## Task instructions
Reproduce exactly only the lines from the line that holds "Rebuild this diagram" to the line that holds "minimum width=492pt, minimum", inclusive, in the listing below, and please leave out every picture.

## Data for processing
★ ★ ★ ★ ★ ★ ★
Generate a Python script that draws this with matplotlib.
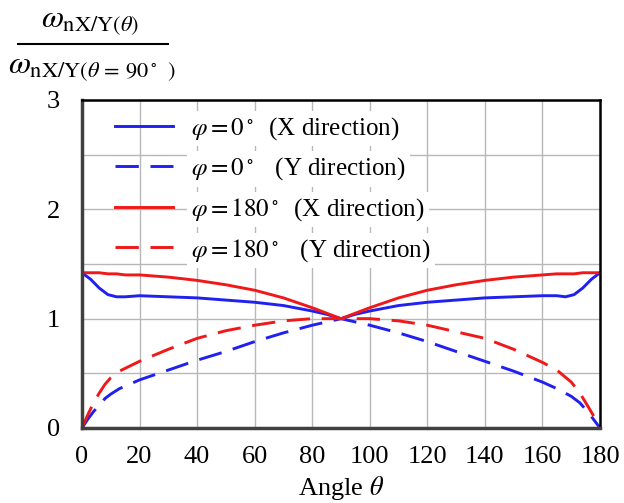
★ ★ ★ ★ ★ ★ ★
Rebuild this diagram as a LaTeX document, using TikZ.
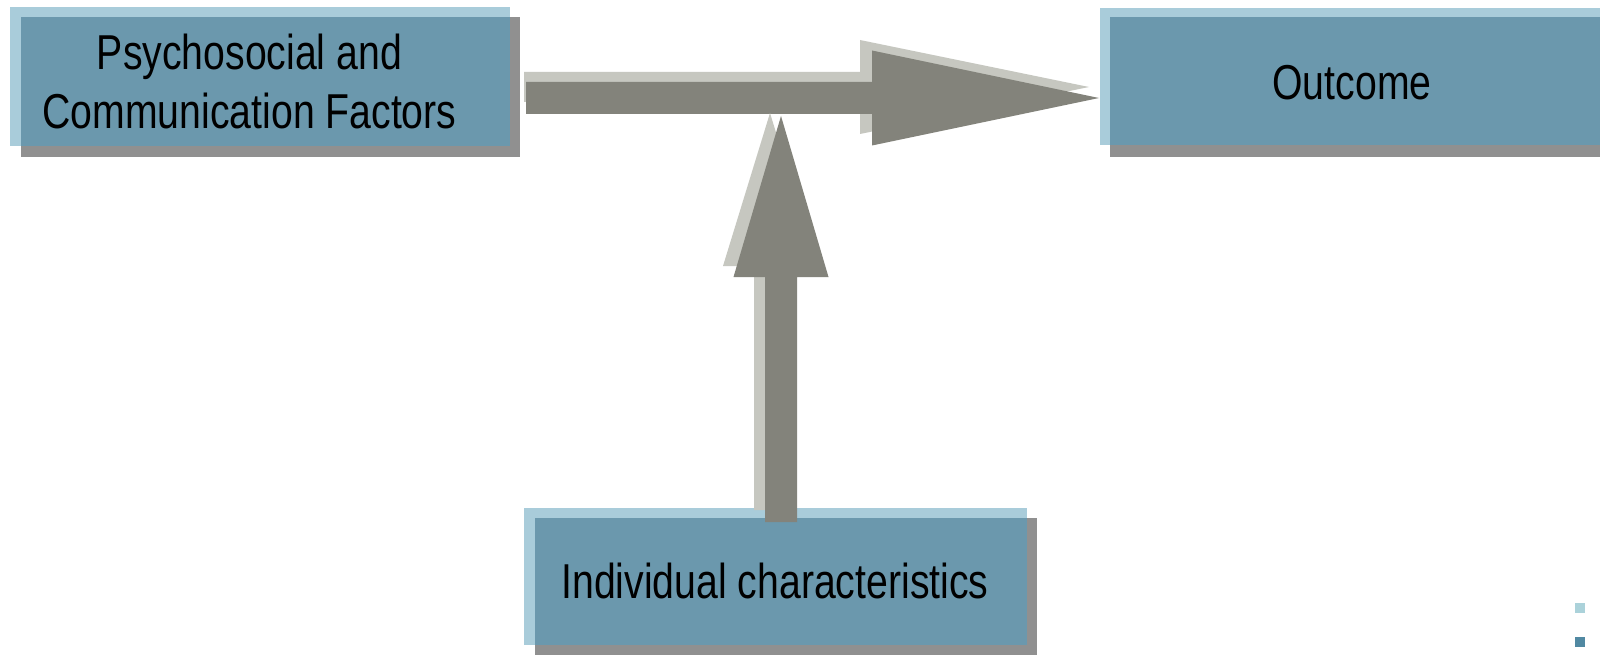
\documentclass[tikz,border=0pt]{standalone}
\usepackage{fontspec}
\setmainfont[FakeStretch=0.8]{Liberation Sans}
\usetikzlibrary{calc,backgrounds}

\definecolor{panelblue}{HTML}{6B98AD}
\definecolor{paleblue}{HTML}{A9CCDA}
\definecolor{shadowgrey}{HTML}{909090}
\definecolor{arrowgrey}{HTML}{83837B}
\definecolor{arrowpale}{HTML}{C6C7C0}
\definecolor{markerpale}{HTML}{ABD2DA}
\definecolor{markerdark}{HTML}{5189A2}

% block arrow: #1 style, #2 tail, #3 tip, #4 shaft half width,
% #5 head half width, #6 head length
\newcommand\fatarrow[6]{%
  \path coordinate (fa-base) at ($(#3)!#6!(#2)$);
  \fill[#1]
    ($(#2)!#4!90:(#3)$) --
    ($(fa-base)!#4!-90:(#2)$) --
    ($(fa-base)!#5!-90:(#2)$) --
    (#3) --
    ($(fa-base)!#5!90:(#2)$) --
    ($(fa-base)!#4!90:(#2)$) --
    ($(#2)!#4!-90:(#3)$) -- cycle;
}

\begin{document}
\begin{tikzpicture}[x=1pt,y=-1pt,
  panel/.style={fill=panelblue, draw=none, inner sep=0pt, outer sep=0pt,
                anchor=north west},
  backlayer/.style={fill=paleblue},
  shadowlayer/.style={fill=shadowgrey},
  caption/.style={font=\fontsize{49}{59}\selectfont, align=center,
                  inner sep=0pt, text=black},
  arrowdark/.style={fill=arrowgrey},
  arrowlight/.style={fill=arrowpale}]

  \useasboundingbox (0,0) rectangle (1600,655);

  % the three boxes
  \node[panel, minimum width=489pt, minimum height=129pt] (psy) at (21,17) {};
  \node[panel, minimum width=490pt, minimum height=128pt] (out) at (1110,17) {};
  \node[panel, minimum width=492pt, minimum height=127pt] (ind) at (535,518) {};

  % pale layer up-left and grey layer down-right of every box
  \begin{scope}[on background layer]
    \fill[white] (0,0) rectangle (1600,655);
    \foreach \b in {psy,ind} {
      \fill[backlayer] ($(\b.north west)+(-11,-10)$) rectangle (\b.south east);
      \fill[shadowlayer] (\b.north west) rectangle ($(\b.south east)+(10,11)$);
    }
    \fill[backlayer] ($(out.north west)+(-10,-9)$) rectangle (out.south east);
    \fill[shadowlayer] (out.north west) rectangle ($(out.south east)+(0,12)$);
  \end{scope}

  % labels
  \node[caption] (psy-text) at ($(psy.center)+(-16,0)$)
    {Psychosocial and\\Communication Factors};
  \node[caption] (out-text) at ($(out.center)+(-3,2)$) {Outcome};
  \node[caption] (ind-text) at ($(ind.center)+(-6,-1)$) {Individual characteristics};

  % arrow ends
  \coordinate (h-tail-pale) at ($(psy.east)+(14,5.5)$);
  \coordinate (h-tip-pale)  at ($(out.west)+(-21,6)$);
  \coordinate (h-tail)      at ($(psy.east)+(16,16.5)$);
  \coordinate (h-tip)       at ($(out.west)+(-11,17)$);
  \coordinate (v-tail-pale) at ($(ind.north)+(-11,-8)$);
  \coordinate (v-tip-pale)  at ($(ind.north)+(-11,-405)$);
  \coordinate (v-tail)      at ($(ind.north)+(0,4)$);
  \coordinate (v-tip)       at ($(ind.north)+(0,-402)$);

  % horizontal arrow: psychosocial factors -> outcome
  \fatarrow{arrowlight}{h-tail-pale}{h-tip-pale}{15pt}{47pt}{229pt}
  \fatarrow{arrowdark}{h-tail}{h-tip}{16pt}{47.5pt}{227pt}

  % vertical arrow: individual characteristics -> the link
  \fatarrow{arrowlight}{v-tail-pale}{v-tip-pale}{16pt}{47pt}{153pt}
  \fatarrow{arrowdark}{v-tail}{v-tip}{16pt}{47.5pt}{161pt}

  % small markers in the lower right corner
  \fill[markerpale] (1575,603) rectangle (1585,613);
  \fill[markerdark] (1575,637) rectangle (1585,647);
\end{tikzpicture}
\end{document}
★ ★ ★ ★ ★ ★ ★
## Response to the exercise
Rebuild this diagram as a LaTeX document, using TikZ.
\documentclass[tikz,border=0pt]{standalone}
\usepackage{fontspec}
\setmainfont[FakeStretch=0.8]{Liberation Sans}
\usetikzlibrary{calc,backgrounds}

\definecolor{panelblue}{HTML}{6B98AD}
\definecolor{paleblue}{HTML}{A9CCDA}
\definecolor{shadowgrey}{HTML}{909090}
\definecolor{arrowgrey}{HTML}{83837B}
\definecolor{arrowpale}{HTML}{C6C7C0}
\definecolor{markerpale}{HTML}{ABD2DA}
\definecolor{markerdark}{HTML}{5189A2}

% block arrow: #1 style, #2 tail, #3 tip, #4 shaft half width,
% #5 head half width, #6 head length
\newcommand\fatarrow[6]{%
  \path coordinate (fa-base) at ($(#3)!#6!(#2)$);
  \fill[#1]
    ($(#2)!#4!90:(#3)$) --
    ($(fa-base)!#4!-90:(#2)$) --
    ($(fa-base)!#5!-90:(#2)$) --
    (#3) --
    ($(fa-base)!#5!90:(#2)$) --
    ($(fa-base)!#4!90:(#2)$) --
    ($(#2)!#4!-90:(#3)$) -- cycle;
}

\begin{document}
\begin{tikzpicture}[x=1pt,y=-1pt,
  panel/.style={fill=panelblue, draw=none, inner sep=0pt, outer sep=0pt,
                anchor=north west},
  backlayer/.style={fill=paleblue},
  shadowlayer/.style={fill=shadowgrey},
  caption/.style={font=\fontsize{49}{59}\selectfont, align=center,
                  inner sep=0pt, text=black},
  arrowdark/.style={fill=arrowgrey},
  arrowlight/.style={fill=arrowpale}]

  \useasboundingbox (0,0) rectangle (1600,655);

  % the three boxes
  \node[panel, minimum width=489pt, minimum height=129pt] (psy) at (21,17) {};
  \node[panel, minimum width=490pt, minimum height=128pt] (out) at (1110,17) {};
  \node[panel, minimum width=492pt, minimum height=127pt] (ind) at (535,518) {};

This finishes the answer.